Richard Mayson, fortified wine consultant and author of Port and the Douro, is one such purist. “I like my wine unmixed,” he attests. In general, he’s wary of wine brands going down the cocktail route – claiming it’s “something of desperation”. Still, with the younger generation turning their backs on wine, Mayson concedes that producers should consider having a go at promoting mixology. “It’s not the first time that Port has been mixed,” he says, pointing to Port and lemon, which was a popular pub classic in the 1960s.

Trends are cyclical, which is why it’s vital for producers to play the long game. “As a family business, as much as trends are super-important to us, we’re not just thinking of this year or next summer, we’re thinking: ‘What will make people still want to drink Port in 15 or 20 years’ time?’” Charlotte Symington says.

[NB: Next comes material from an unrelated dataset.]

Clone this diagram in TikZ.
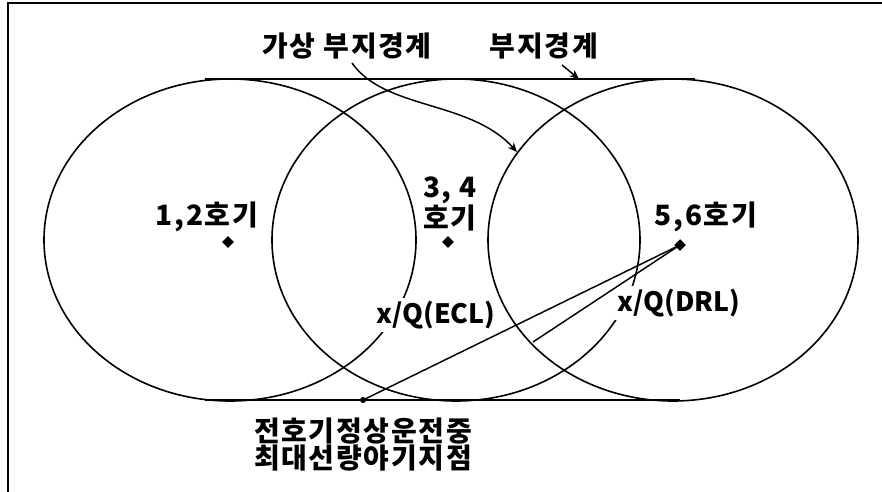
\documentclass[tikz,border=0pt]{standalone}
\usepackage{fontspec}
\newfontfamily\krfont{Noto Sans CJK KR}[LetterSpace=6]
\newfontfamily\lafont{Noto Sans CJK KR}
\usetikzlibrary{shapes.geometric, arrows.meta, positioning}

\tikzset{
    unitdot/.style={diamond, fill, inner sep=2.2pt},
    lbl/.style={inner sep=1pt},
    cutlbl/.style={fill=white, inner sep=2pt, font=\lafont\bfseries\fontsize{20}{23}\selectfont},
}

\begin{document}
\begin{tikzpicture}[x=0.75pt, y=-0.75pt, font=\krfont\bfseries\fontsize{21}{20}\selectfont]
        \useasboundingbox (0,0) rectangle (882,492);

        % frame
        \draw[line width=1.6pt] (8,492) -- (8,3) -- (882,3);

        % boundaries of the three sites
        \begin{scope}[line width=1.2pt]
            \draw (230,240) ellipse [x radius=186, y radius=161];
            \draw (456,240) ellipse [x radius=184, y radius=161];
            \draw (673,240) ellipse [x radius=185, y radius=161];
            \draw[line width=1.8pt] (205,79) -- (695,79);
            \draw[line width=1.8pt] (205,400) -- (680,400);
        \end{scope}

        % units
        \node[unitdot] (u12) at (228,242) {};
        \node[unitdot] (u34) at (448,242) {};
        \node[unitdot] (u56) at (680,245) {};
        \node[lbl] (l12) at (207,217) {1,2호기};
        \node[lbl, align=center] (l34) at (450,204) {3, 4\\호기};
        \node[lbl] (l56) at (706,217) {5,6호기};

        \node[cutlbl] (ecl) at (436,315) {x/Q(ECL)};
        \node[cutlbl] (drl) at (679,303) {x/Q(DRL)};

        % top labels and arrows
        \node[lbl] (virt) at (347,46) {가상 부지경계};
        \node[lbl] (site) at (544,46) {부지경계};
        \coordinate (virtend) at (517,152);
        \coordinate (siteend) at (579,79);
        \draw[line width=1.1pt, -{Stealth[length=7pt, width=6pt]}] (352,63) .. controls (385,110) and (470,100) .. (virtend);
        \draw[line width=1.1pt, -{Stealth[length=7pt, width=6pt]}] (562,65) -- (siteend);

        % distances from 5,6
        \node[circle, fill, inner sep=1.6pt] (maxpt) at (363,400) {};
        \coordinate (drlend) at (533,342);
        \draw[line width=1.1pt] (u56.center) -- (maxpt.center);
        \draw[line width=1.1pt] (u56.center) -- (drlend);

        \node[lbl, align=center, below=10pt of maxpt] (maxlbl) {전호기정상운전중\\최대선량야기지점};

    \end{tikzpicture}
\end{document}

“We’re obviously leveraging existing trends, like the aperitivo moment, but the overarching question is what will prolong the innovation and continuity of Port, rather than provide short-term wins.”
In one sense, leaning into cocktails isn’t really about cocktails at all.
“At the heart of everything we do is Port served neat,” adds Symington. “We see the mixology world as a door-opener. It shows off the versatility of the drink, but then moves people into different categories of Port. We feel strongly about doing both things really well. So we want our Port cocktails to continue, but we hope that it doesn’t take away from our core business.”
Thinking long-term means zooming outwards. Symington’s mixology push is part of a wraparound effort to reach new consumers: pop-up events, zesty packaging, 4.5-litre tawny bottles, serving Port chilled, and pairing it with sweet treats like tiramisu and apple tart are just some of the ways the producer is broadening the perception of what Port can be. But, Symington stresses, the effort has to be industry-wide: “If we’re all working together and speaking the same language of trying to do new things, we’ll achieve way more.”
Fortunately, Port producers seem more aligned than ever in their mission to reach new audiences, fuelled by rock-solid faith in the wine’s enduring versatility. And when Himowitz declares, with full conviction: “Port is ready for a resurgence,” it doesn’t sound like wishful thinking – it sounds like a promise.